__Task requirements__
Wherever the word "with" turns up in a line of the entries, copy that line.

── Entries provided

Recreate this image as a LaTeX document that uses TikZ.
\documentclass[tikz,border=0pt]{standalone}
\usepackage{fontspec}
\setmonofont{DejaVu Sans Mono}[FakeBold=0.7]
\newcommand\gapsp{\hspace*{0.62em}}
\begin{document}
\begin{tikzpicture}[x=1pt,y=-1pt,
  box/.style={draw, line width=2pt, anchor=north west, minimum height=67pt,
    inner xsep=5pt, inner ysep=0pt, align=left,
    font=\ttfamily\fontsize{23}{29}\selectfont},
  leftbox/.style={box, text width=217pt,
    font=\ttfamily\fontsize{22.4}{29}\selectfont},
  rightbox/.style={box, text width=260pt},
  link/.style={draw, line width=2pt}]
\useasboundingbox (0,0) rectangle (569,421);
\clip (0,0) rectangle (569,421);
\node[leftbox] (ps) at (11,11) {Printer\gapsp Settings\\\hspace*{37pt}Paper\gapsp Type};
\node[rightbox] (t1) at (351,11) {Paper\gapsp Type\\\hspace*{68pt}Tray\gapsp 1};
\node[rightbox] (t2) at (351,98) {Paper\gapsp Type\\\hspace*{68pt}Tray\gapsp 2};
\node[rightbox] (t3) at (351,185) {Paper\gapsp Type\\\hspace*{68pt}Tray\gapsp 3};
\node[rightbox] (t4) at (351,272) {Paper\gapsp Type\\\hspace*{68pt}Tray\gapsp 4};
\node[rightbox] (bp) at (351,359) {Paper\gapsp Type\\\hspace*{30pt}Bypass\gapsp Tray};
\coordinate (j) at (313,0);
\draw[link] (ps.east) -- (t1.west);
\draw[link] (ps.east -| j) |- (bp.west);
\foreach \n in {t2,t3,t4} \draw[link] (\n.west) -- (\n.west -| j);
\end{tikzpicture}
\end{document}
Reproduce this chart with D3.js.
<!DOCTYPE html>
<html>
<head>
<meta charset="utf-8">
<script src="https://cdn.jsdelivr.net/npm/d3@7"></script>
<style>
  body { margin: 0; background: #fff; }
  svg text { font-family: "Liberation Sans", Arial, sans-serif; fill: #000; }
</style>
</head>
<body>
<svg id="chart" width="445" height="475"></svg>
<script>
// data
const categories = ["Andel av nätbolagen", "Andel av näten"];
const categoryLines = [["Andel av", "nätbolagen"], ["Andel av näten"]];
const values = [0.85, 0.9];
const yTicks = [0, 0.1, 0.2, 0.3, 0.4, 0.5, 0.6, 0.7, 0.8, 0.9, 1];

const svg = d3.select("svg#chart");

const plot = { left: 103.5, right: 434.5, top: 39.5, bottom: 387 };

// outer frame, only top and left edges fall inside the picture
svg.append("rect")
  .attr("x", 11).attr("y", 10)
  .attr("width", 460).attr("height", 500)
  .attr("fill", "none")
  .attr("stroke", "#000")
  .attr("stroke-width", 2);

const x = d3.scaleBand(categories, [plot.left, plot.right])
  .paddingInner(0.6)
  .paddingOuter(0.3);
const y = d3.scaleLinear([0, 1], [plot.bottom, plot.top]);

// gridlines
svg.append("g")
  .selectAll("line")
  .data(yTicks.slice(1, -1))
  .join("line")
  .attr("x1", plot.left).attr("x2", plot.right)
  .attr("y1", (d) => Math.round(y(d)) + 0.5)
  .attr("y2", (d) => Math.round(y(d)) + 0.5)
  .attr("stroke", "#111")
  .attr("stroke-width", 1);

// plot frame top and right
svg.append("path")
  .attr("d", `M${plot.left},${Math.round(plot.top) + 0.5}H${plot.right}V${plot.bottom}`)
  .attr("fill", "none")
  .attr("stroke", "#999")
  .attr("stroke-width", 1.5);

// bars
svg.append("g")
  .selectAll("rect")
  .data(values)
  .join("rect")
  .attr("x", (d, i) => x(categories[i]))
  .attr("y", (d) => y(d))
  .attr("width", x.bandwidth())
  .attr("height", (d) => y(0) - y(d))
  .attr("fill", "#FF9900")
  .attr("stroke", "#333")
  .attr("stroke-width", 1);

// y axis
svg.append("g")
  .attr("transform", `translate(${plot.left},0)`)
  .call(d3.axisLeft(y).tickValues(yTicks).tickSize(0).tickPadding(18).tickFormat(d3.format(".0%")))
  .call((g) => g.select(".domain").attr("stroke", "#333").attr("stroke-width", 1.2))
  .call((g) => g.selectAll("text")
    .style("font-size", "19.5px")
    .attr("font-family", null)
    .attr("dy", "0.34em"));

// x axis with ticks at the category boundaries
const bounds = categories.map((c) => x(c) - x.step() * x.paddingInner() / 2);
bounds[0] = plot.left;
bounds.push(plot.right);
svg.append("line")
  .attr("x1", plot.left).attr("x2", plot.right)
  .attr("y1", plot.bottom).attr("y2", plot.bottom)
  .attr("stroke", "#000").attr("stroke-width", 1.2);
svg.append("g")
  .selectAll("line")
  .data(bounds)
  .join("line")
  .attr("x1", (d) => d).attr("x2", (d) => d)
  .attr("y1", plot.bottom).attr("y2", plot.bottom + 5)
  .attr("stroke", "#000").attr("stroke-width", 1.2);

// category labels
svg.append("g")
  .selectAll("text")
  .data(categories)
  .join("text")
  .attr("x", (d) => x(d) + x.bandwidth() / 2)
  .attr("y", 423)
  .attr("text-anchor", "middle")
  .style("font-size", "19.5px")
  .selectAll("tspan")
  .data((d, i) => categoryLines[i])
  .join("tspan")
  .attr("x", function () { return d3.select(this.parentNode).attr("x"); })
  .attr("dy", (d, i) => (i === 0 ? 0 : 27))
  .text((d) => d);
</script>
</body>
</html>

────
── Entries provided

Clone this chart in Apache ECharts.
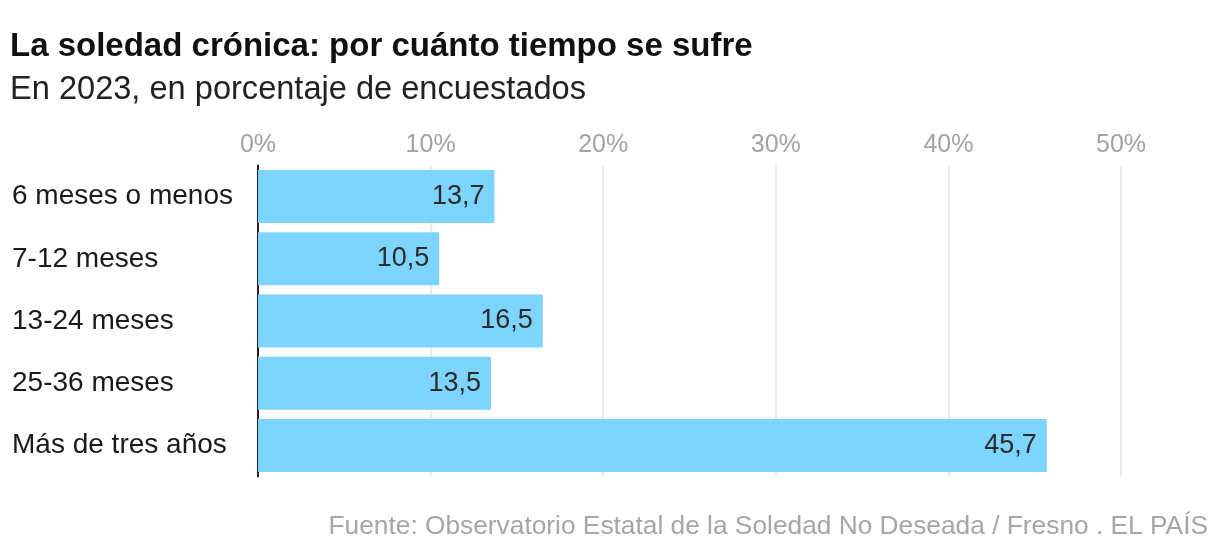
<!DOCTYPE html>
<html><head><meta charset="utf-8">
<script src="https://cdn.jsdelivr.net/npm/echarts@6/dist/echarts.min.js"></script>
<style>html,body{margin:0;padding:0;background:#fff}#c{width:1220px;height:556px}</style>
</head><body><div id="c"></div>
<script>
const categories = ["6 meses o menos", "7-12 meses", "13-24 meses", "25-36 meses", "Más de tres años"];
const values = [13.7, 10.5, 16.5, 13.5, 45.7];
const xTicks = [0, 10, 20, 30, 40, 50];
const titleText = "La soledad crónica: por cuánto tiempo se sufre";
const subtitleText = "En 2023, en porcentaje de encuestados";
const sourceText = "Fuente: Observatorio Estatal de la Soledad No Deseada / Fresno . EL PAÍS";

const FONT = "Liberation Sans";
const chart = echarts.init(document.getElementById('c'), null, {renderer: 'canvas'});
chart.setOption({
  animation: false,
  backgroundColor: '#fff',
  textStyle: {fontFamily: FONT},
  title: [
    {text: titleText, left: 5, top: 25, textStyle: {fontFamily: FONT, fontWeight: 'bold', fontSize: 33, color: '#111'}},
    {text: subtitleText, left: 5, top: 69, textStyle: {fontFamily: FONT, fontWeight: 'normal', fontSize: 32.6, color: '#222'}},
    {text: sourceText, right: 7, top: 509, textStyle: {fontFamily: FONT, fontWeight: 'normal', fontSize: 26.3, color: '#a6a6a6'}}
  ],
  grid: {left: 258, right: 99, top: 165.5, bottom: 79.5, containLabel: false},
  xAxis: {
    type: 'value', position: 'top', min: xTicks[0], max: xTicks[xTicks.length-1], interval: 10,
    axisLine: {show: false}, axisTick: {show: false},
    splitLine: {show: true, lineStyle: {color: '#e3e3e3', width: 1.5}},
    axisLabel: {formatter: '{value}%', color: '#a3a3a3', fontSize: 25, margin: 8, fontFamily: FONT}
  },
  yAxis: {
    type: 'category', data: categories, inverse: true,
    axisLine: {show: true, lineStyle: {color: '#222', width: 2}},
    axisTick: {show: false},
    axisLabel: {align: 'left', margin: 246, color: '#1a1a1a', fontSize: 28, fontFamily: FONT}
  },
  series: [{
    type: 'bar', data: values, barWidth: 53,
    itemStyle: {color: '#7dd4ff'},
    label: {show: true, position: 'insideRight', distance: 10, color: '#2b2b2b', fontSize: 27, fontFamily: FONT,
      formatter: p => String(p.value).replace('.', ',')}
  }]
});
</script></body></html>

────
── Entries provided

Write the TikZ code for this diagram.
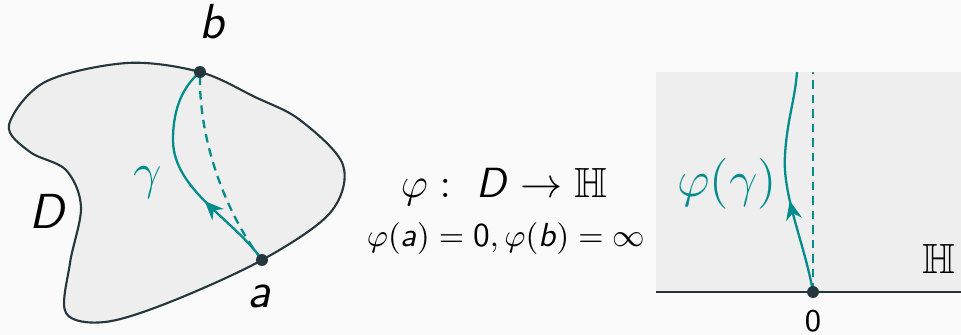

────

__Response to this task__
Reproduce this chart with D3.js.
// x axis with ticks at the category boundaries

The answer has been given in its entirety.